Mexican actor Gael García Bernal denounced Trump’s border wall, while announcing the Oscar for best animated feature film. “White Helmets” won the Oscar for best documentary short subject. In their acceptance speech, the directors read a statement from Raed Saleh, the head of the organization, calling on people “to work on the side of life, to stop the bloodshed in Syria and around the world.”
Iranian-American astronaut Anousheh Ansari accepted the Oscar for best foreign film on behalf of Iranian director Asghar Farhadi, who boycotted the awards ceremony over Trump’s Muslim travel ban. This is Ansari reading Farhadi’s statement.
Anousheh Ansari: “I’m sorry I’m not with you tonight. My absence is out of respect for the people of my country and those of other six nations who have been disrespected by the inhumane law that bans entry of immigrants to the U.S.”
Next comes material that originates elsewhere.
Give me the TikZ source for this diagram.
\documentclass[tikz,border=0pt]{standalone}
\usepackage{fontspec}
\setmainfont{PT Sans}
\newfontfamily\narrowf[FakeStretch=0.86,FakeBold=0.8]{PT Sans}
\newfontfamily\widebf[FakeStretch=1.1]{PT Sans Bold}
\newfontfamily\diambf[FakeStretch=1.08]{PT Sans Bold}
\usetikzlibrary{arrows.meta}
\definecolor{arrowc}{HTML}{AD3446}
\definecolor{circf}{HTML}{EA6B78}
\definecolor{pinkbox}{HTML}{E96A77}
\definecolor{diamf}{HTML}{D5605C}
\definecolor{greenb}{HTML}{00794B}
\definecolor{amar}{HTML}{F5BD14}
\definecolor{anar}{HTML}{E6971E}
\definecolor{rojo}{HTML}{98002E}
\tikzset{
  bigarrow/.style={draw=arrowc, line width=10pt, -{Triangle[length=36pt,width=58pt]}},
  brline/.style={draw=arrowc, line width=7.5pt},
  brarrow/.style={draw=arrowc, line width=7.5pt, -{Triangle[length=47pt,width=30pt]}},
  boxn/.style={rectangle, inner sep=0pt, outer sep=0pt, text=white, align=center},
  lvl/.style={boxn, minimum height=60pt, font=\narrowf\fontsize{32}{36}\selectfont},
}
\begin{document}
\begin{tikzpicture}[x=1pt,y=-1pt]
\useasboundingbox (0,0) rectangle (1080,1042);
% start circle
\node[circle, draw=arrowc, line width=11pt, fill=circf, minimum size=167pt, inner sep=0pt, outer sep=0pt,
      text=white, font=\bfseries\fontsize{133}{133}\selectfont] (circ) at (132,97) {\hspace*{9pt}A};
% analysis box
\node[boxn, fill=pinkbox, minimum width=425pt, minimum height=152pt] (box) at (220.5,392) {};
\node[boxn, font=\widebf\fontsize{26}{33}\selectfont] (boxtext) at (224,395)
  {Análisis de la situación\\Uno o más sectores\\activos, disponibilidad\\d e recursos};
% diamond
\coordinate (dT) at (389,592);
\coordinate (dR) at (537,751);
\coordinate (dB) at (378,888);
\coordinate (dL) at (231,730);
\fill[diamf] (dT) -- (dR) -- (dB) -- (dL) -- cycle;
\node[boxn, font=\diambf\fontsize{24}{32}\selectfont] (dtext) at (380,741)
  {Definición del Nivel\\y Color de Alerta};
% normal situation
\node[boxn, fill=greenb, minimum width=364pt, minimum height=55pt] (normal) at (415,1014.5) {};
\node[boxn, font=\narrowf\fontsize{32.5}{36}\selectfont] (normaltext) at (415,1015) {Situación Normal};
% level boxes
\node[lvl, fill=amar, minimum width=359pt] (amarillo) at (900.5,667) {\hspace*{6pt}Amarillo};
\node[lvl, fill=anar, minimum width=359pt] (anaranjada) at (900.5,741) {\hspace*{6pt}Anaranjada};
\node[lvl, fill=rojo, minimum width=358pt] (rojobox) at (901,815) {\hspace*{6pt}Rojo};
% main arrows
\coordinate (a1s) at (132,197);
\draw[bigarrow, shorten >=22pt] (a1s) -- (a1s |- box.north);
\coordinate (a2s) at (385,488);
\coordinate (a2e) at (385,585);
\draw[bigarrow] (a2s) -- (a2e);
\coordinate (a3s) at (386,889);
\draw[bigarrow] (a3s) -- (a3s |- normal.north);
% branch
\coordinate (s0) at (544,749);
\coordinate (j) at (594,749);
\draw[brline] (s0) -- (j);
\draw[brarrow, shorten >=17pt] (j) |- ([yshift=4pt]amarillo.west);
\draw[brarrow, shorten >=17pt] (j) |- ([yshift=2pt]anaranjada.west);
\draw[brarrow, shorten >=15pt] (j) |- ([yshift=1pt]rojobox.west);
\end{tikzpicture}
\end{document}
Ahead of the awards ceremony, the directors of the Oscar-nominated foreign-language films issued a statement reading: “On behalf of all nominees, we would like to express our unanimous and emphatic disapproval of the climate of fanaticism and nationalism we see today in the U.S. and in so many other countries, in parts of the population and, most unfortunately of all, among leading politicians.”
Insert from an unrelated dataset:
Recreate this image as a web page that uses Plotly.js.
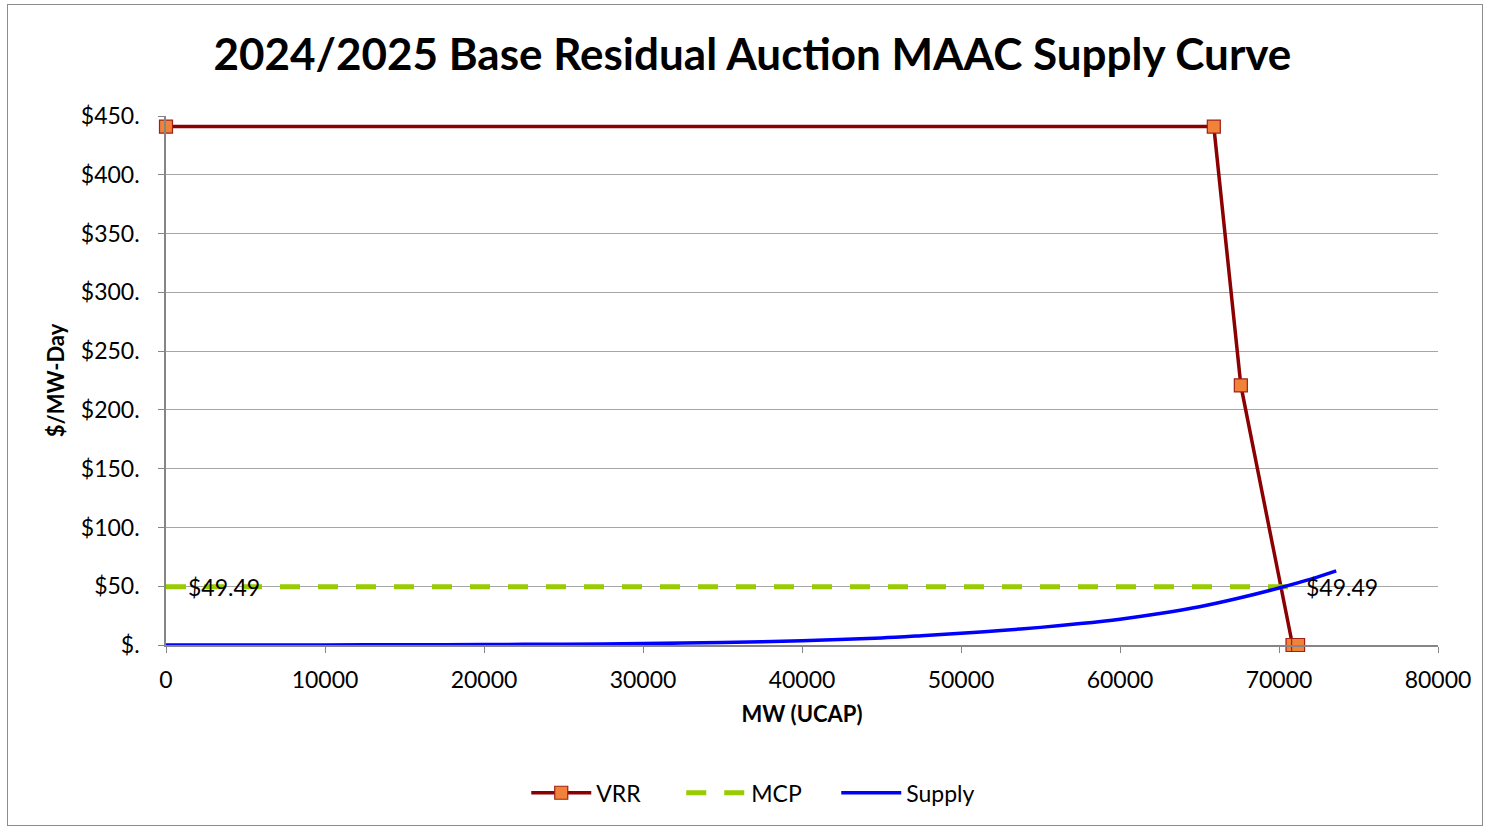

“OJ: Made in America” won for best documentary, beating out Ava Duvernay’s “13th” about mass incarceration and Raoul Peck’s “I Am Not Your Negro” about James Baldwin, among other documentaries.
And awards ceremony host Jimmy Kimmel critiqued President Trump throughout the night, including during his opening statements.
Jimmy Kimmel: “We’re at the Oscars, the Academy Awards. You’re nominated. You got to come. Your families are nominated. Your friends. Some of you will get to come up here on this stage tonight and give a speech that the president of the United States will tweet about in all caps during his 5 a.m. bowel movement tomorrow. And I think that’s pretty darn excellent, if you ask me.”
As of now, President Trump has not yet tweeted about the Oscars.